Here are 10 nature must-reads that would inspire anyone to go out and hug a tree:
1. The Yosemite – John Muir
If you are a naturalist and an environmental champion, John Muir is probably one of your favorite human beings. John Muir and his wanderings and observations were an integral part in the creation of Yosemite National Park. Muir will impress you with his encyclopedic knowledge of the geology and plant and animal species of the region, the wisdom he gathered from 10 years worth of adventuring. His writing turns mere words into art and he captures the indescribable majesty of Yosemite as clearly as if you were there yourself.
2. A Walk in the Woods – Bill Bryson
One cannot talk about hiking travels and science without referencing Bill Bryson. Let Bill, with his fun and casual writing style, become your friend and companion as he guides you through the history and ecology of the Appalachian Trail.
3. The Wilderness Warrior: Teddy Roosevelt and the Crusade for America – Douglas Brinkley
We cannot discuss national parks without lauding one of their greatest patriarchs, Theodore Roosevelt. Roosevelt was many things: a soldier, a Rough Rider, an author, an explorer, and a President of the United States, but perhaps one of his greatest achievements was leading the crusade for the creation of our national park system. Wilderness Warrior is a vivid account of a fascinating and unique individual who left behind a legacy of conservation.
4. Grandma Gatewood’s Walk: The Inspiring Story of the Woman Who Saved the Appalachian Trail – Ben Montgomery
With an extra pair of clothes, Keds shoes on her feet, and less than two-hundred dollars in her pocket, Emma Gatewood became the first woman to hike the entire Appalachian Trail and later the first person to hike it two and three times.
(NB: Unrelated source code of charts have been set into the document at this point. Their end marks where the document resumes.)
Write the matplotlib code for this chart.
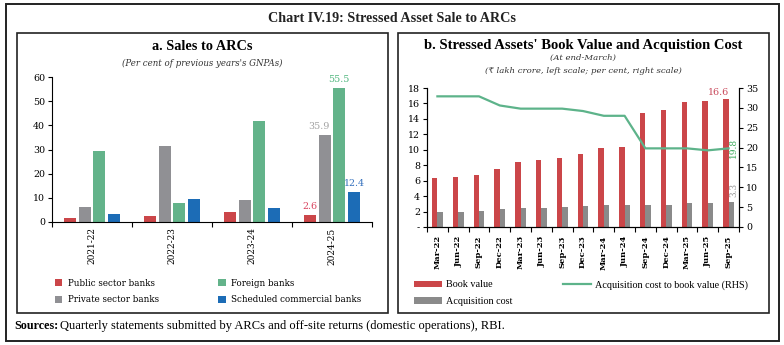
import numpy as np
import matplotlib
matplotlib.use("Agg")
import matplotlib.pyplot as plt
from matplotlib.patches import Rectangle

matplotlib.rcParams.update({
    "font.family": ["DejaVu Serif", "DejaVu Sans"],
    "axes.linewidth": 0.8,
    "xtick.major.width": 0.8,
    "ytick.major.width": 0.8,
})

# ── data ──────────────────────────────────────────────────────────────────────
years = ["2021-22", "2022-23", "2023-24", "2024-25"]
public_sector = [1.7, 2.5, 4.1, 2.6]
private_sector = [6.3, 31.4, 9.1, 35.9]
foreign_banks = [29.3, 7.7, 41.9, 55.5]
scb = [3.1, 9.6, 5.8, 12.4]

quarters = ["Mar-22", "Jun-22", "Sep-22", "Dec-22", "Mar-23", "Jun-23", "Sep-23",
            "Dec-23", "Mar-24", "Jun-24", "Sep-24", "Dec-24", "Mar-25", "Jun-25", "Sep-25"]
book_value = [6.3, 6.5, 6.7, 7.5, 8.4, 8.7, 9.0, 9.5, 10.2, 10.4, 14.7, 15.1, 16.2, 16.3, 16.6]
acq_cost = [2.0, 2.0, 2.1, 2.3, 2.4, 2.5, 2.6, 2.7, 2.8, 2.8, 2.8, 2.9, 3.1, 3.1, 3.3]
acq_ratio = [32.9, 32.9, 32.9, 30.6, 29.8, 29.8, 29.8, 29.2, 28.0, 28.0, 19.8, 19.8, 19.8, 19.3, 19.8]

W, H = 784, 345
fig = plt.figure(figsize=(W / 100, H / 100), dpi=100)


def px_axes(x0, y0, x1, y1):
    """axes from pixel box (top-left origin)"""
    return fig.add_axes([x0 / W, 1 - y1 / H, (x1 - x0) / W, (y1 - y0) / H])


def px_rect(x0, y0, x1, y1, lw=1.2):
    fig.patches.append(Rectangle((x0 / W, 1 - y1 / H), (x1 - x0) / W, (y1 - y0) / H,
                                 transform=fig.transFigure, fill=False,
                                 ec="#222222", lw=lw))


# frames
px_rect(6, 4, 779, 341, lw=1.4)
px_rect(17, 33, 388, 313)
px_rect(398, 33, 769, 313)

fig.text(392 / W, 1 - 19 / H, "Chart IV.19: Stressed Asset Sale to ARCs",
         family="Liberation Serif", fontweight="bold", fontsize=10.2,
         ha="center", va="center", color="#222222")
fig.text(14 / W, 1 - 326 / H, "Sources:", family="Liberation Serif",
         fontweight="bold", fontsize=8.7, ha="left", va="center")
fig.text(60 / W, 1 - 326 / H,
         "Quarterly statements submitted by ARCs and off-site returns (domestic operations), RBI.",
         family="Liberation Serif", fontsize=9, ha="left", va="center")

C_RED, C_GREY, C_GREEN, C_BLUE = "#CB4649", "#909094", "#63B38A", "#1C6CB6"

# ── panel (a) ─────────────────────────────────────────────────────────────────
ax = px_axes(52, 77.3, 372, 221.7)
fig.text(202 / W, 1 - 47 / H, "a. Sales to ARCs", family="Liberation Serif",
         fontweight="bold", fontsize=10.3, ha="center", va="center")
fig.text(202 / W, 1 - 63 / H, "(Per cent of previous years's GNPAs)",
         style="italic", fontsize=6.2, ha="center", va="center", color="#333333")

x = np.arange(len(years))
pitch, bw = 0.183, 0.15
series_a = [(public_sector, C_RED, "Public sector banks"),
            (private_sector, C_GREY, "Private sector banks"),
            (foreign_banks, C_GREEN, "Foreign banks"),
            (scb, C_BLUE, "Scheduled commercial banks")]
bars_a = []
for k, (vals, col, lbl) in enumerate(series_a):
    b = ax.bar(x + (k - 1.5) * pitch, vals, bw, color=col, label=lbl)
    bars_a.append(b)

lab_cols = ["#D9435E", "#A2A2A2", "#4DB57C", "#3470BD"]
for k, (vals, col, lbl) in enumerate(series_a):
    xi = x[-1] + (k - 1.5) * pitch
    dx = -4 if k == 1 else 0
    ax.annotate(f"{vals[-1]:.1f}", (xi, vals[-1]), xytext=(dx, 3),
                textcoords="offset points", ha="center", va="bottom",
                fontsize=6.8, color=lab_cols[k], annotation_clip=False)

ax.set_xlim(-0.5, len(years) - 0.5)
ax.set_ylim(0, 60)
ax.set_yticks(range(0, 61, 10))
ax.set_xticks(np.arange(-0.5, len(years), 1.0))
ax.set_xticklabels([])
ax.set_xticks(x, minor=True)
ax.set_xticklabels(years, minor=True, rotation=90, fontsize=6.5)
ax.tick_params(axis="x", which="minor", length=0, pad=4)
ax.tick_params(axis="x", which="major", direction="out", length=3.5)
ax.tick_params(axis="y", direction="out", length=3, labelsize=6.8, pad=2)
for s in ("top", "right"):
    ax.spines[s].set_visible(False)

handles = [b[0] for b in bars_a]
fig.legend(handles, [s[2] for s in series_a], ncol=2,
           loc="upper left", bbox_to_anchor=(55 / W, 1 - 279 / H),
           frameon=False, prop={"family": "DejaVu Serif", "size": 6.3},
           handlelength=0.85, handleheight=0.85, handletextpad=0.6,
           columnspacing=6.8, labelspacing=0.85, borderpad=0, borderaxespad=0)

# ── panel (b) ─────────────────────────────────────────────────────────────────
bx = px_axes(427, 88, 739, 227)
fig.text(583 / W, 1 - 46 / H, "b. Stressed Assets' Book Value and Acquistion Cost",
         family="Liberation Serif", fontweight="bold", fontsize=10.5,
         ha="center", va="center")
fig.text(583 / W, 1 - 58 / H, "(At end-March)", style="italic", fontsize=6.1,
         ha="center", va="center", color="#333333")
fig.text(583 / W, 1 - 71 / H, "(\u20b9 lakh crore, left scale; per cent, right scale)",
         style="italic", fontsize=6.1, ha="center", va="center", color="#333333")

q = np.arange(len(quarters))
bw2 = 0.26
bb1 = bx.bar(q - bw2 / 2, book_value, bw2, color=C_RED, label="Book value")
bb2 = bx.bar(q + bw2 / 2, acq_cost, bw2, color="#8A8A8A", label="Acquisition cost")
bx.set_xlim(-0.5, len(quarters) - 0.5)
bx.set_ylim(0, 18)
bx.set_yticks(range(0, 19, 2))
bx.set_yticklabels(["-"] + [str(v) for v in range(2, 19, 2)])
bx.set_xticks(np.arange(-0.5, len(quarters), 1.0))
bx.set_xticklabels([])
bx.set_xticks(q, minor=True)
bx.set_xticklabels(quarters, minor=True, rotation=90, fontsize=6, fontweight="bold")
bx.tick_params(axis="x", which="minor", length=0, pad=6)
bx.tick_params(axis="x", which="major", direction="out", length=3.5)
bx.tick_params(axis="y", direction="out", length=3, labelsize=6.8, pad=2)
bx.spines["top"].set_visible(False)

rx = bx.twinx()
ln, = rx.plot(q, acq_ratio, color="#5DB38A", lw=1.6,
              label="Acquisition cost to book value (RHS)")
rx.set_ylim(0, 35)
rx.set_yticks(range(0, 36, 5))
rx.tick_params(axis="y", direction="out", length=3, labelsize=6.8, pad=2)
rx.spines["top"].set_visible(False)

bx.annotate(f"{book_value[-1]:.1f}", (q[-1] - bw2 / 2, book_value[-1]),
            xytext=(-5, 1), textcoords="offset points", ha="center", va="bottom",
            fontsize=6.8, color="#C9485A", annotation_clip=False)
bx.annotate(f"{acq_cost[-1]:.1f}", (q[-1] + bw2 / 2, acq_cost[-1]),
            xytext=(1.5, 3), textcoords="offset points", ha="center", va="bottom",
            rotation=90, fontsize=6.5, color="#9A9A9A", annotation_clip=False)
rx.annotate(f"{acq_ratio[-1]:.1f}", (q[-1], acq_ratio[-1]),
            xytext=(3.5, 0), textcoords="offset points", ha="center", va="center",
            rotation=90, fontsize=6.5, color="#3DAA5C", annotation_clip=False)

fig.legend([bb1, bb2, ln], ["Book value", "Acquisition cost",
                             "Acquisition cost to book value (RHS)"], ncol=2,
           loc="upper left", bbox_to_anchor=(414 / W, 1 - 280 / H),
           frameon=False, prop={"family": "Liberation Serif", "size": 7.3},
           handlelength=2.8, handleheight=0.6, handletextpad=0.35,
           columnspacing=5.0, labelspacing=0.75, borderpad=0, borderaxespad=0)

fig.savefig("out.png", dpi=100)
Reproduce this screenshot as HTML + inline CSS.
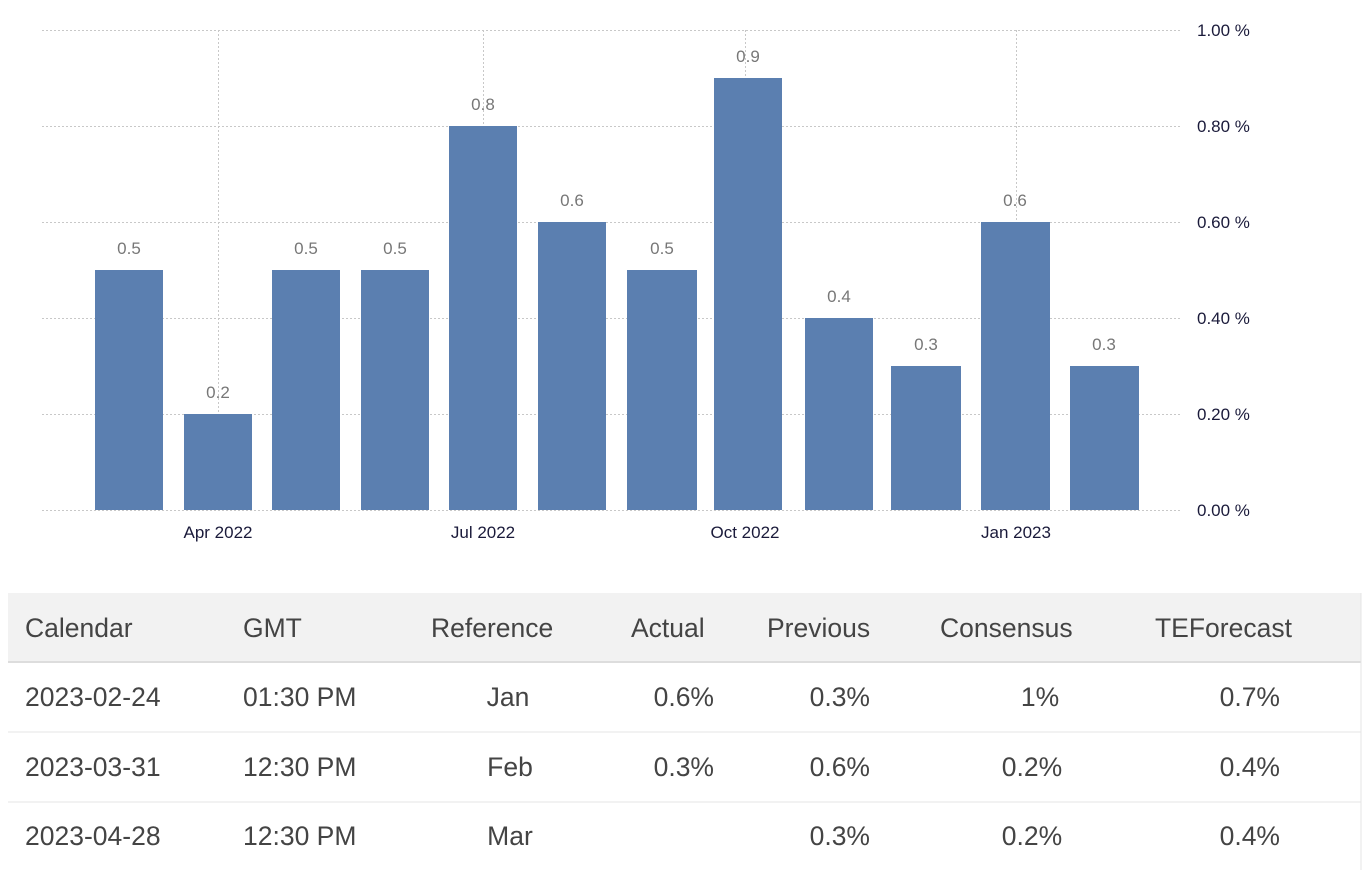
<!DOCTYPE html>
<html><head><meta charset="utf-8"><style>
body{margin:0;background:#fff;width:1370px;height:870px;overflow:hidden}
svg{display:block}
</style></head><body>
<svg width="1370" height="870" xmlns="http://www.w3.org/2000/svg">
<g stroke="#c8c8c8" stroke-dasharray="2,2" stroke-width="1">
<line x1="42" y1="30.5" x2="1182" y2="30.5"/>
<line x1="42" y1="126.5" x2="1182" y2="126.5"/>
<line x1="42" y1="222.5" x2="1182" y2="222.5"/>
<line x1="42" y1="318.5" x2="1182" y2="318.5"/>
<line x1="42" y1="414.5" x2="1182" y2="414.5"/>
<line x1="42" y1="510.5" x2="1182" y2="510.5"/>
<line x1="218.5" y1="30" x2="218.5" y2="510"/>
<line x1="483.5" y1="30" x2="483.5" y2="510"/>
<line x1="745.5" y1="30" x2="745.5" y2="510"/>
<line x1="1016.5" y1="30" x2="1016.5" y2="510"/>
</g>
<g fill="#5b7fb0">
<rect x="95" y="270" width="68" height="240"/>
<rect x="184" y="414" width="68" height="96"/>
<rect x="272" y="270" width="68" height="240"/>
<rect x="361" y="270" width="68" height="240"/>
<rect x="449" y="126" width="68" height="384"/>
<rect x="538" y="222" width="68" height="288"/>
<rect x="627" y="270" width="70" height="240"/>
<rect x="714" y="78" width="68" height="432"/>
<rect x="805" y="318" width="68" height="192"/>
<rect x="891" y="366" width="70" height="144"/>
<rect x="981" y="222" width="69" height="288"/>
<rect x="1070" y="366" width="69" height="144"/>
</g>
<g font-family="Liberation Sans, sans-serif" font-size="17" fill="#777" text-anchor="middle">
<text x="129" y="254">0.5</text><text x="218" y="398">0.2</text><text x="306" y="254">0.5</text>
<text x="395" y="254">0.5</text><text x="483" y="110">0.8</text><text x="572" y="206">0.6</text>
<text x="662" y="254">0.5</text><text x="748" y="62">0.9</text><text x="839" y="302">0.4</text>
<text x="926" y="350">0.3</text><text x="1015" y="206">0.6</text><text x="1104" y="350">0.3</text>
</g>
<g font-family="Liberation Sans, sans-serif" font-size="17" fill="#1a1a3a">
<text x="1197" y="36">1.00 %</text><text x="1197" y="132">0.80 %</text><text x="1197" y="228">0.60 %</text>
<text x="1197" y="324">0.40 %</text><text x="1197" y="420">0.20 %</text><text x="1197" y="516">0.00 %</text>
<g text-anchor="middle">
<text x="218" y="538">Apr 2022</text><text x="483" y="538">Jul 2022</text>
<text x="745" y="538">Oct 2022</text><text x="1016" y="538">Jan 2023</text></g>
</g>
<rect x="8" y="593" width="1353" height="69" fill="#f2f2f2"/>
<line x1="8" y1="662" x2="1361" y2="662" stroke="#ddd" stroke-width="2"/>
<line x1="8" y1="732" x2="1361" y2="732" stroke="#e4e4e4"/>
<line x1="8" y1="802" x2="1361" y2="802" stroke="#e4e4e4"/>
<line x1="1361" y1="593" x2="1361" y2="870" stroke="#e4e4e4"/>
<g font-family="Liberation Sans, sans-serif" font-size="26.5" fill="#444">
<text x="25" y="637">Calendar</text><text x="243" y="637">GMT</text><text x="431" y="637">Reference</text>
<text x="631" y="637">Actual</text><text x="767" y="637">Previous</text><text x="940" y="637">Consensus</text><text x="1155" y="637">TEForecast</text>
<text x="25" y="706">2023-02-24</text><text x="243" y="706">01:30 PM</text>
<text x="25" y="776">2023-03-31</text><text x="243" y="776">12:30 PM</text>
<text x="25" y="845">2023-04-28</text><text x="243" y="845">12:30 PM</text>
<g text-anchor="middle">
<text x="508" y="706">Jan</text><text x="510" y="776">Feb</text><text x="510" y="845">Mar</text>
<text x="1040" y="706">1%</text><text x="1032" y="776">0.2%</text><text x="1032" y="845">0.2%</text></g>
<g text-anchor="end">
<text x="714" y="706">0.6%</text><text x="714" y="776">0.3%</text>
<text x="870" y="706">0.3%</text><text x="870" y="776">0.6%</text><text x="870" y="845">0.3%</text>
<text x="1280" y="706">0.7%</text><text x="1280" y="776">0.4%</text><text x="1280" y="845">0.4%</text></g>
</g>
</svg>
</body></html>
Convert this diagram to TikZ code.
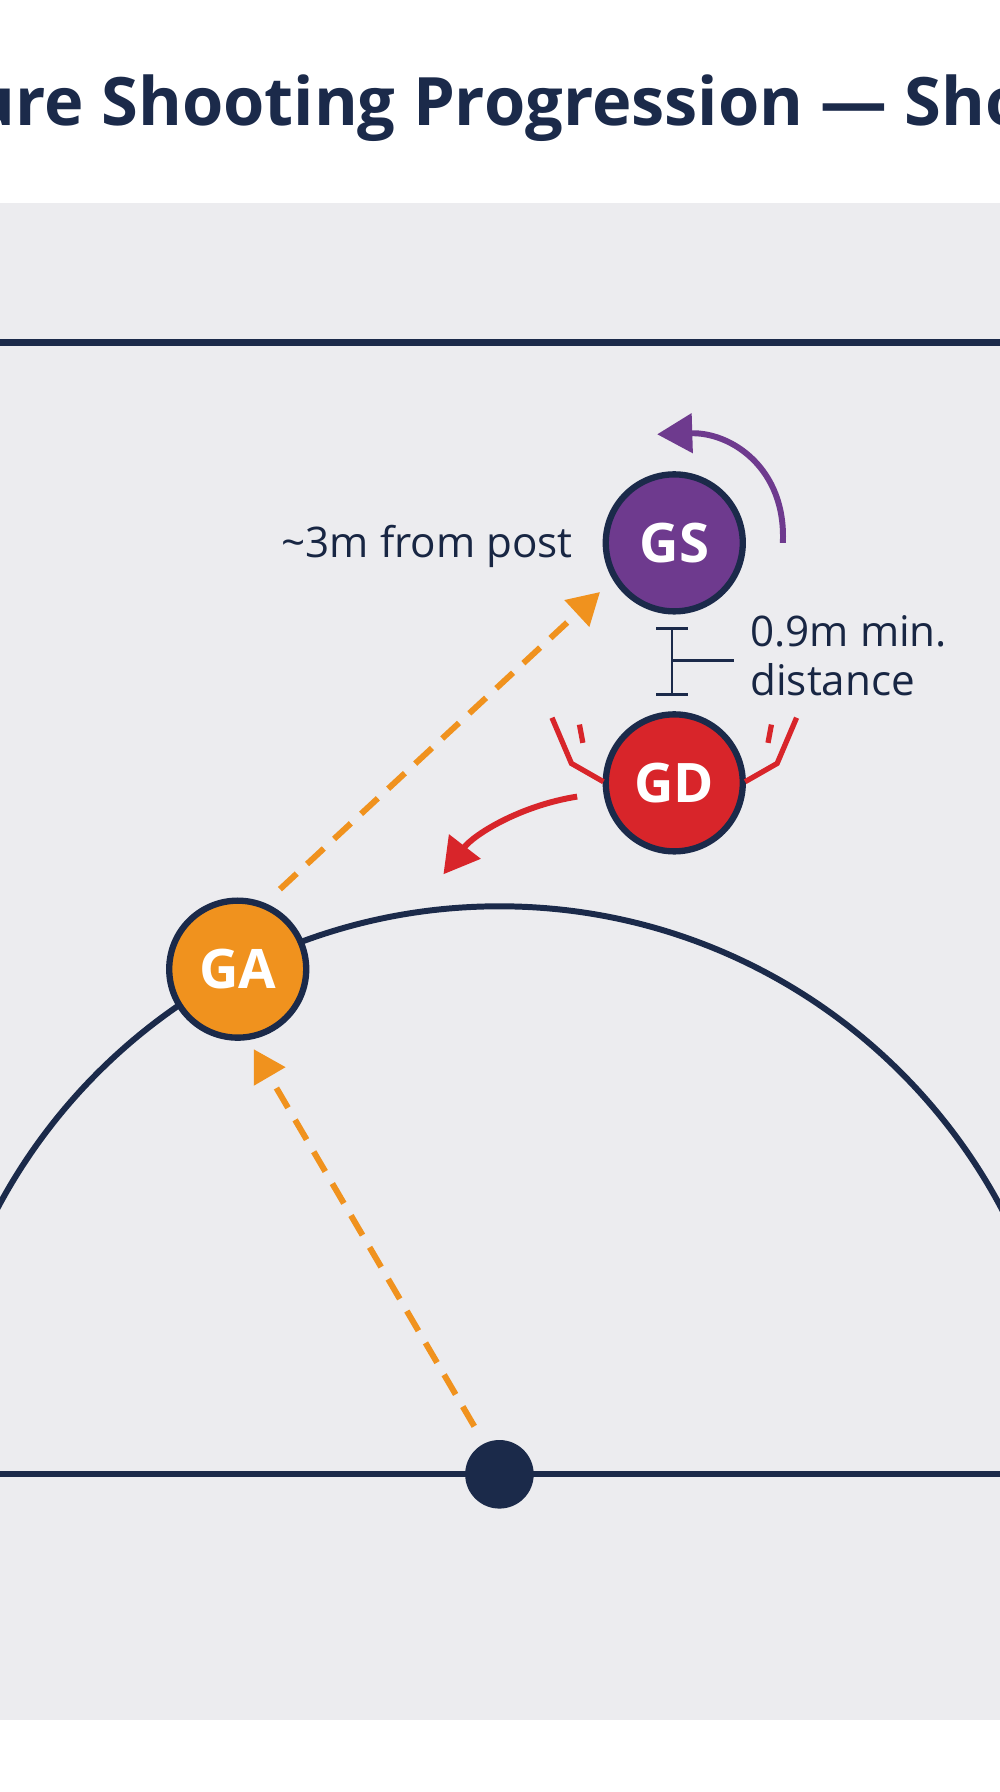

Her harrowing story of perseverance and determination is what many believe brought attention to the trail, leading to its preservation and saving it from extinction.
5. John Muir: His Life and Letters and Other Writings – John Muir
John Muir is such a hero in the landscape of American nature preservation and environmental philosophy that it would be imprudent to only acknowledge him once on this list. This book is a combination of his unfinished autobiography and personal correspondence that gives insight into his life and legacy. The passion with which he fights for the wilderness can bring tears of your eyes and his prose is so beautifully constructed and quotable it is no wonder he convinced so many to join him in preserving our natural treasures.
6. Walking – Henry David Thoreau
Thoreau is probably best known for his masterpiece, Walden. He was a trailblazer of his time being one of the first Americans to start a dialogue about the value of nature. His essay, Walking, explores the transcendental qualities and spiritual healing one gains from a walk with nature. His ideas influenced the creation of Yellowstone National Park, our nation’s first national park.
7. The Collected Poems, 1957 – 1982 – Wendell Berry
If poetry is more your thing, this Appalachian transplant and farmer turned poet is simple, humble, and unpretentious. Written from a place of love for the environment, agriculture, and conservation, Wendell Berry tackles the circle of life and the peace and simplicity of nature through his prose in a meaningful and philosophical way.
8. The Journals of Lewis and Clark – Meriwether Lewis and William Clark
In order to truly appreciate something, you must first know its history and origin. The logs kept by Lewis and Clark on their expedition out west showcase wild and uncharted land before it even became part of United States territory, much less our national parks. Their writings also describe their encounters with wildlife and their interactions with Native Americans, the first peoples of the United States.
9. National Parks: America’s Best Idea – Ken Burns and Dayton Duncan
This coffee table book is a beautiful and comprehensive guide to the history of our national parks. Packed with stunning photography and interesting facts, it is a phenomenal companion to Ken Burn’s 12-hour PBS documentary of the same name.
10. Bear in the Backseat: Adventures of a Wildlife Ranger in the Great Smoky Mountains National Park – Kim DeLozier and Carolyn Jourdan
This read is a fantastic account of the life of a park ranger in the heart of The Great Smoky Mountains. These conversational-style tales take you on a journey from run-ins with black bears to relocating skunks to re-introducing animal species to different areas of the region.